Константин Михайлович был человеком эмоциональным. Наделенный тонким художественным вкусом, прекрасно образованный, он отличался фамильной горячностью, хотя отчасти и укрощенной долгими годами дипломатической службы. Внук крупного грека-землевладельца, известного участием в восстании албанцев против турецкого гнета, и сын приговоренного в Османской империи к смерти греческого повстанца, чья семья была спасена усилиями русского посланника в Константинополе, Базили навсегда сохранил в душе страстность и острое чувство справедливости, присущие человеку, не понаслышке знавшему, что такое быть угнетенным.
Россия дала семье Базили, тайно переправленной графом Строгановым в Одессу, возможность начать новую жизнь. Сам Константин Михайлович получил образование в Гимназии высших наук в Нежине, а позднее закончил Ришельевский лицей в Одессе. Друг и однокашник Николая Васильевича Гоголя, в тридцатых годах он был весьма популярен в русских литературных кругах в Петербурге, куда был переведен в 1833 году по ведомству Министерства иностранных дел, прежде отлично зарекомендовав себя на военной службе в качестве драгомана при адмирале Рикорде, командовавшем русской эскадрой в Средиземном море. Настоящий эрудит, Базили сотрудничал с целым рядом периодических изданий в столице, много писал для энциклопедического словаря Плюшара и Военной энциклопедии. А его популярные книги «Очерки Константинополя» и «Босфор и новые очерки Константинополя» стали превосходным образчиком беллетристических эссе, в которых отличное знание жизни и быта Турции сочеталось с иллюзиями прогрессивно настроенного интеллектуала.

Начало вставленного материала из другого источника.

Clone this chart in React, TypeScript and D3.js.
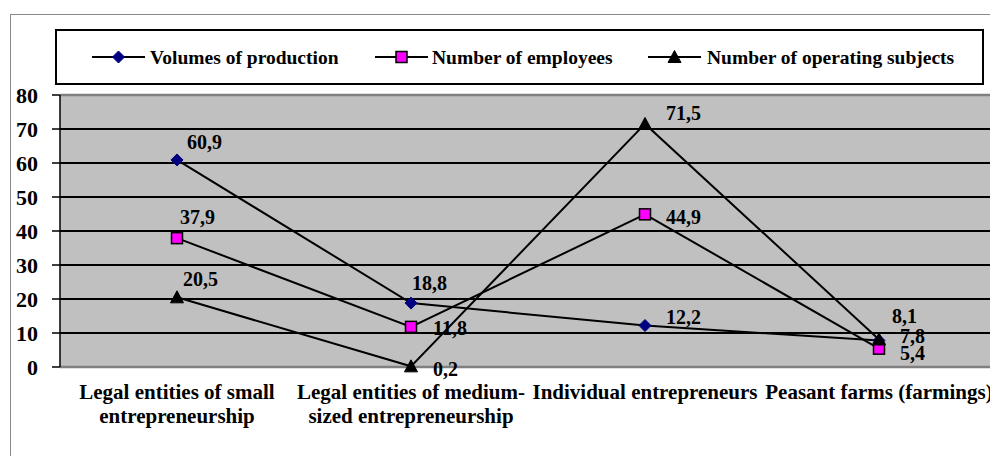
import React from "react";
import * as d3 from "d3";

const categories: string[][] = [
  ["Legal entities of small", "entrepreneurship"],
  ["Legal entities of medium-", "sized entrepreneurship"],
  ["Individual entrepreneurs"],
  ["Peasant farms (farmings)"],
];
const volumes = [60.9, 18.8, 12.2, 7.8];
const employees = [37.9, 11.8, 44.9, 5.4];
const subjects = [20.5, 0.2, 71.5, 8.1];
const seriesNames = ["Volumes of production", "Number of employees", "Number of operating subjects"];
const yTicks = [0, 10, 20, 30, 40, 50, 60, 70, 80];

// label offsets (styling): [dx to text start, dy to text centre]
const labelOffsets: [number, number][][] = [
  [[10, -18], [1, -20], [21, -9], [21, -4]],
  [[3, -21], [22, 1], [21, 3], [21, 4]],
  [[6, -18], [22, 3], [21, -11], [13, -23]],
];

const W = 990, H = 456;
const plot = { left: 60, right: 996, top: 95, bottom: 367 };
const FONT = "'Liberation Serif', 'Times New Roman', serif";

function Marker({ kind, x, y }: { kind: number; x: number; y: number }) {
  if (kind === 0) {
    const s = 6;
    return <path d={`M${x},${y - s}L${x + s},${y}L${x},${y + s}L${x - s},${y}Z`} fill="#000080" stroke="#000080" strokeWidth={1} />;
  }
  if (kind === 1) {
    return <rect x={x - 5.5} y={y - 5.5} width={11} height={11} fill="#FF00FF" stroke="#000" strokeWidth={1.5} />;
  }
  const s = 6.5;
  return <path d={`M${x},${y - s}L${x + s},${y + s * 0.85}L${x - s},${y + s * 0.85}Z`} fill="#000" stroke="#000" strokeWidth={1} />;
}

export default function App() {
  const x = d3.scaleBand<number>().domain(d3.range(categories.length)).range([plot.left, plot.right]);
  const y = d3.scaleLinear().domain([0, 80]).range([plot.bottom, plot.top]);
  const cx = (i: number) => (x(i) as number) + x.bandwidth() / 2;
  const series = [volumes, employees, subjects];
  const line = d3.line<number>().x((_, i) => cx(i)).y((d) => y(d));
  const fmt = (v: number) => v.toFixed(1).replace(".", ",");

  const legendItems = [
    { lx: 92, tx: 150 },
    { lx: 375, tx: 432 },
    { lx: 648, tx: 707 },
  ];

  return (
    <div style={{ position: "fixed", left: 0, top: 0, width: W, height: H, background: "#fff" }}>
      <svg width={W} height={H} style={{ display: "block", fontFamily: FONT }}>
        <rect x={10.5} y={14.5} width={W + 20} height={H + 20} fill="#fff" stroke="#8a8a8a" strokeWidth={1} />
        {/* legend */}
        <rect x={56} y={30} width={927} height={54} fill="#fff" stroke="#000" strokeWidth={2} />
        {legendItems.map((it, k) => (
          <g key={k}>
            <line x1={it.lx} x2={it.lx + 53} y1={57} y2={57} stroke="#000" strokeWidth={2} />
            <Marker kind={k} x={it.lx + 26.5} y={57} />
            <text x={it.tx} y={57} dominantBaseline="central" fontSize={19.5} fontWeight="bold" fill="#000">
              {seriesNames[k]}
            </text>
          </g>
        ))}
        {/* plot area */}
        <rect x={plot.left} y={plot.top} width={plot.right - plot.left} height={plot.bottom - plot.top} fill="#C0C0C0" />
        {yTicks.filter((t) => t > 0 && t < 80).map((t) => (
          <line key={t} x1={plot.left} x2={plot.right} y1={y(t)} y2={y(t)} stroke="#000" strokeWidth={2} />
        ))}
        <line x1={plot.left} x2={plot.right} y1={plot.top} y2={plot.top} stroke="#808080" strokeWidth={2.5} />
        <line x1={plot.left} x2={plot.right} y1={plot.bottom} y2={plot.bottom} stroke="#808080" strokeWidth={2.5} />
        <line x1={plot.left} x2={plot.left} y1={plot.top} y2={plot.bottom} stroke="#000" strokeWidth={1.5} />
        {yTicks.map((t) => (
          <g key={t}>
            <line x1={52} x2={plot.left} y1={y(t)} y2={y(t)} stroke="#000" strokeWidth={1.5} />
            <text x={38} y={y(t)} textAnchor="end" dominantBaseline="central" fontSize={22} fontWeight="bold" fill="#000">
              {t}
            </text>
          </g>
        ))}
        {/* lines */}
        {series.map((s, k) => (
          <path key={k} d={line(s) || ""} fill="none" stroke="#000" strokeWidth={2} />
        ))}
        {series.map((s, k) =>
          s.map((v, i) => <Marker key={`${k}-${i}`} kind={k} x={cx(i)} y={y(v)} />)
        )}
        {series.map((s, k) =>
          s.map((v, i) => (
            <text
              key={`l${k}-${i}`}
              x={cx(i) + labelOffsets[k][i][0]}
              y={y(v) + labelOffsets[k][i][1]}
              dominantBaseline="central"
              fontSize={20}
              fontWeight="bold"
              fill="#000"
            >
              {fmt(v)}
            </text>
          ))
        )}
        {/* category labels */}
        {categories.map((lines, i) => (
          <text key={i} textAnchor="middle" fontSize={21} fontWeight="bold" fill="#000">
            {lines.map((ln, j) => (
              <tspan key={j} x={cx(i)} y={392 + j * 24} dominantBaseline="central">
                {ln}
              </tspan>
            ))}
          </text>
        ))}
      </svg>
    </div>
  );
}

Базили, назначенный Генеральным консулом в Бейрут еще в 1839 году, был одним из тех российских дипломатов, кто самым активным образом поддерживал идею не только духовного, но и фактического участия России и Русской Церкви в судьбе и жизни христианских святынь в Палестине. Между тем глава внешнеполитического ведомства России канцлер Нессельроде, скорее всего, выражая мнение своего государя, опасавшегося, что Россия может быть обвинена мировым сообществом в имперских притязаниях, действовал более осторожно. Канцлер внушал своим сотрудникам — Базили и Титову (русскому посланнику в Константинополе) — мысль о терпении и постепенности действий, которые, прежде всего, должны быть продиктованы соображениями осмотрительности.